Government itself is digitally discriminating against older people in poverty: Most worryingly, AgeUK finds local Governments are denying benefits to those who have never learned to use computers leaving many of them in poverty.
Many elderly people cannot reasonably be expected to master online transactions at this stage of their lives: Having never learned to handle technology, often living alone and with a disability, they cannot complete online application forms and may never be able to claim. Yet receipt of Housing and Council Tax benefits can be a lifeline if they are struggling to make ends meet.
Many may live for another 20 or more years: This means proper and fair arrangements for claiming non-digitally – by post, on the phone or face to face – are urgently needed to allow them to receive their entitlements now and for the future.

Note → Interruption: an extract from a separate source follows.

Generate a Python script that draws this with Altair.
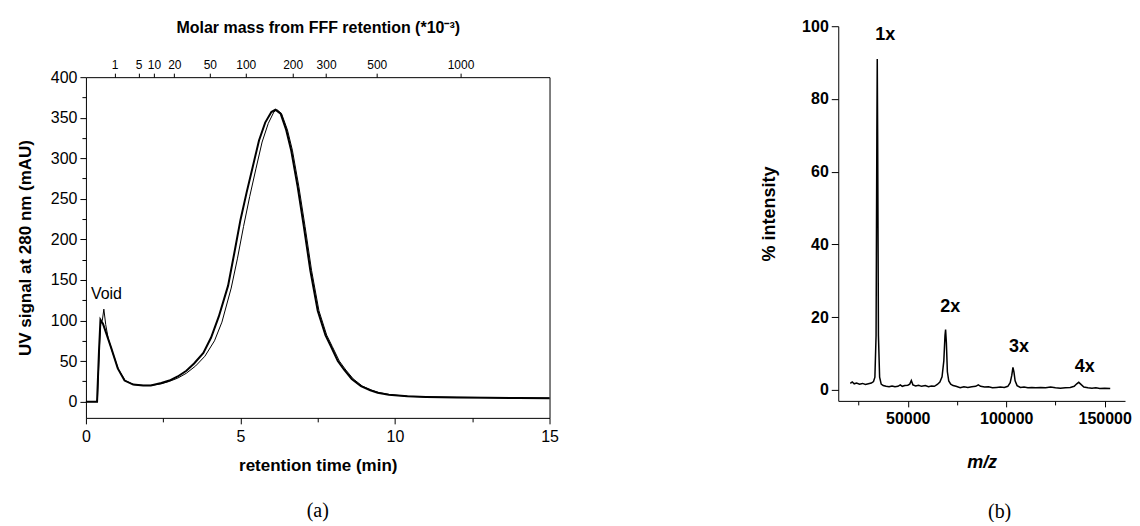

Many elderly people have nobody to help them fill in online forms, or are too proud or embarrassed to ask for help: So they go without. Of course, Britain needs to be a modern technologically advanced society, but not at the expense of older generations.
Digital discrimination against older people extends well beyond local Government: In addition to being unable to claim benefits, millions of older people lose out in other ways, such as being denied the best interest rates on savings accounts, or being unable to shop around for more competitive insurance quotes available online.
Older people deserve to be treated with more respect and dignity, making some allowances for their life chances: Neither businesses, nor Government itself, should be allowed to take unfair advantage of older people’s lack of modern technology skills. Digital disadvantage is another form of age discrimination and a decent society should ensure its senior citizens are not marginalised or taken unfair advantage of in this way.